:: Information supplied ::
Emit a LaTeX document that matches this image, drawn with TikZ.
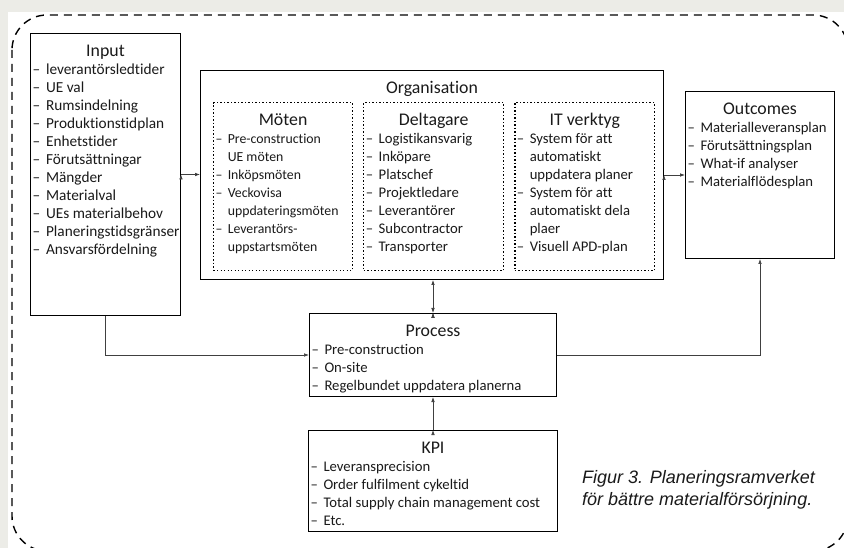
\documentclass[tikz,border=0pt]{standalone}
\usepackage{fontspec}
\setmainfont{Carlito}[Ligatures=NoCommon]
\newfontfamily\capfont{Liberation Sans}
\usetikzlibrary{positioning,arrows.meta}

\definecolor{bggray}{HTML}{ECECE7}
\definecolor{ink}{HTML}{1A1A1A}

% box body: [item size]{outer width}{outer height}{content}
\newcommand\boxtext[4][14.7]{\parbox[c][\dimexpr#3pt-5.2pt\relax][t]{\dimexpr#2pt-5.2pt\relax}{%
  \fontsize{#1}{18}\selectfont\hyphenpenalty10000\exhyphenpenalty10000 #4}}
\newcommand\boxhead[1]{{\centering\fontsize{17.8}{18}\selectfont\rule{0pt}{21pt}#1\par}}
\newcommand\itm[1]{\par\setbox0\hbox{–\hspace{0.38em}}\hangindent\wd0 \hangafter1 \noindent\box0 #1}

\begin{document}
\begin{tikzpicture}[x=1pt,y=-1pt,>={Latex[length=5pt,width=3.6pt]}]
\tikzstyle{frame}=[draw,line width=1.2pt,inner sep=2pt,anchor=north west,text=ink];
\tikzstyle{dotbox}=[frame,line width=1.3pt,dash pattern=on 1.3pt off 2.2pt];
\tikzstyle{link}=[line width=0.7pt,draw=black!75];
\useasboundingbox (0,0) rectangle (844,548);
\clip (0,0) rectangle (844,548);
\fill[bggray] (0,0) rectangle (844,548);
\fill[white] (8,12) rectangle (844,548);
\draw[line width=1.4pt,dash pattern=on 8pt off 6pt,rounded corners=35pt] (12,15) rectangle (848,551);

\node[frame] (input) at (30,33) {\boxtext[15.3]{151}{283}{%
  \boxhead{Input}
  \itm{leverantörsledtider}
  \itm{UE val}
  \itm{Rumsindelning}
  \itm{Produktionstidplan}
  \itm{Enhetstider}
  \itm{Förutsättningar}
  \itm{Mängder}
  \itm{Materialval}
  \itm{UEs materialbehov}
  \itm{Planeringstidsgränser}
  \itm{Ansvarsfördelning}}};
\node[frame] (org) at (200,70) {\boxtext{464}{210}{\boxhead{Organisation}}};
\node[dotbox] (moten) at (213,102) {\boxtext[13.8]{140}{169}{%
  \boxhead{Möten}
  \itm{Pre-construction\\UE möten}
  \itm{Inköpsmöten}
  \itm{Veckovisa\\uppdateringsmöten}
  \itm{Leverantörs-\\uppstartsmöten}}};
\node[dotbox,anchor=west] (deltagare) [right=10pt of moten] {\boxtext{141}{169}{%
  \boxhead{Deltagare}
  \itm{Logistikansvarig}
  \itm{Inköpare}
  \itm{Platschef}
  \itm{Projektledare}
  \itm{Leverantörer}
  \itm{Subcontractor}
  \itm{Transporter}}};
\node[dotbox,anchor=west] (itverktyg) [right=10pt of deltagare] {\boxtext{141}{169}{%
  \boxhead{IT verktyg}
  \itm{System för att\\automatiskt\\uppdatera planer}
  \itm{System för att\\automatiskt dela\\plaer}
  \itm{Visuell APD-plan}}};
\node[frame] (outcomes) at (685,91) {\boxtext{150}{168}{%
  \boxhead{Outcomes}
  \itm{Materialleveransplan}
  \itm{Förutsättningsplan}
  \itm{What-if analyser}
  \itm{Materialflödesplan}}};
\node[frame] (process) at (309,313) {\boxtext{248}{84}{%
  \boxhead{Process}
  \itm{Pre-construction}
  \itm{On-site}
  \itm{Regelbundet uppdatera planerna}}};
\node[frame,anchor=north] (kpi) [below=33pt of process] {\boxtext{250}{102}{%
  \boxhead{KPI}
  \itm{Leveransprecision}
  \itm{Order fulfilment cykeltid}
  \itm{Total supply chain management cost}
  \itm{Etc.}}};
\node[anchor=north west,inner sep=0pt,align=left,text=ink,font=\capfont\itshape\fontsize{18}{22}\selectfont] (caption) at (582,470)
  {Figur 3. Planeringsramverket\\för bättre materialförsörjning.};

\path[link,->] (input.east) edge (input.east -| org.west);
\path[link,->] (org.east) edge (org.east -| outcomes.west);
\path[link,<->] (process.north) edge (process.north |- org.south);
\path[link,->] (kpi.north) edge (process.south);
\draw[link,->] (input.south) |- (process.west);
\draw[link,->] (process.east) -| (outcomes.south);
\end{tikzpicture}
\end{document}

:: Goal ::
All of the lines above should be printed exactly, minus the pictures.

:: Result of the task ::
Emit a LaTeX document that matches this image, drawn with TikZ.
\documentclass[tikz,border=0pt]{standalone}
\usepackage{fontspec}
\setmainfont{Carlito}[Ligatures=NoCommon]
\newfontfamily\capfont{Liberation Sans}
\usetikzlibrary{positioning,arrows.meta}

\definecolor{bggray}{HTML}{ECECE7}
\definecolor{ink}{HTML}{1A1A1A}

% box body: [item size]{outer width}{outer height}{content}
\newcommand\boxtext[4][14.7]{\parbox[c][\dimexpr#3pt-5.2pt\relax][t]{\dimexpr#2pt-5.2pt\relax}{%
  \fontsize{#1}{18}\selectfont\hyphenpenalty10000\exhyphenpenalty10000 #4}}
\newcommand\boxhead[1]{{\centering\fontsize{17.8}{18}\selectfont\rule{0pt}{21pt}#1\par}}
\newcommand\itm[1]{\par\setbox0\hbox{–\hspace{0.38em}}\hangindent\wd0 \hangafter1 \noindent\box0 #1}

\begin{document}
\begin{tikzpicture}[x=1pt,y=-1pt,>={Latex[length=5pt,width=3.6pt]}]
\tikzstyle{frame}=[draw,line width=1.2pt,inner sep=2pt,anchor=north west,text=ink];
\tikzstyle{dotbox}=[frame,line width=1.3pt,dash pattern=on 1.3pt off 2.2pt];
\tikzstyle{link}=[line width=0.7pt,draw=black!75];
\useasboundingbox (0,0) rectangle (844,548);
\clip (0,0) rectangle (844,548);
\fill[bggray] (0,0) rectangle (844,548);
\fill[white] (8,12) rectangle (844,548);
\draw[line width=1.4pt,dash pattern=on 8pt off 6pt,rounded corners=35pt] (12,15) rectangle (848,551);

\node[frame] (input) at (30,33) {\boxtext[15.3]{151}{283}{%
  \boxhead{Input}
  \itm{leverantörsledtider}
  \itm{UE val}
  \itm{Rumsindelning}
  \itm{Produktionstidplan}
  \itm{Enhetstider}
  \itm{Förutsättningar}
  \itm{Mängder}
  \itm{Materialval}
  \itm{UEs materialbehov}
  \itm{Planeringstidsgränser}
  \itm{Ansvarsfördelning}}};
\node[frame] (org) at (200,70) {\boxtext{464}{210}{\boxhead{Organisation}}};
\node[dotbox] (moten) at (213,102) {\boxtext[13.8]{140}{169}{%
  \boxhead{Möten}
  \itm{Pre-construction\\UE möten}
  \itm{Inköpsmöten}
  \itm{Veckovisa\\uppdateringsmöten}
  \itm{Leverantörs-\\uppstartsmöten}}};
\node[dotbox,anchor=west] (deltagare) [right=10pt of moten] {\boxtext{141}{169}{%
  \boxhead{Deltagare}
  \itm{Logistikansvarig}
  \itm{Inköpare}
  \itm{Platschef}
  \itm{Projektledare}
  \itm{Leverantörer}
  \itm{Subcontractor}
  \itm{Transporter}}};
\node[dotbox,anchor=west] (itverktyg) [right=10pt of deltagare] {\boxtext{141}{169}{%
  \boxhead{IT verktyg}
  \itm{System för att\\automatiskt\\uppdatera planer}
  \itm{System för att\\automatiskt dela\\plaer}
  \itm{Visuell APD-plan}}};
\node[frame] (outcomes) at (685,91) {\boxtext{150}{168}{%
  \boxhead{Outcomes}
  \itm{Materialleveransplan}
  \itm{Förutsättningsplan}
  \itm{What-if analyser}
  \itm{Materialflödesplan}}};
\node[frame] (process) at (309,313) {\boxtext{248}{84}{%
  \boxhead{Process}
  \itm{Pre-construction}
  \itm{On-site}
  \itm{Regelbundet uppdatera planerna}}};
\node[frame,anchor=north] (kpi) [below=33pt of process] {\boxtext{250}{102}{%
  \boxhead{KPI}
  \itm{Leveransprecision}
  \itm{Order fulfilment cykeltid}
  \itm{Total supply chain management cost}
  \itm{Etc.}}};
\node[anchor=north west,inner sep=0pt,align=left,text=ink,font=\capfont\itshape\fontsize{18}{22}\selectfont] (caption) at (582,470)
  {Figur 3. Planeringsramverket\\för bättre materialförsörjning.};

\path[link,->] (input.east) edge (input.east -| org.west);
\path[link,->] (org.east) edge (org.east -| outcomes.west);
\path[link,<->] (process.north) edge (process.north |- org.south);
\path[link,->] (kpi.north) edge (process.south);
\draw[link,->] (input.south) |- (process.west);
\draw[link,->] (process.east) -| (outcomes.south);
\end{tikzpicture}
\end{document}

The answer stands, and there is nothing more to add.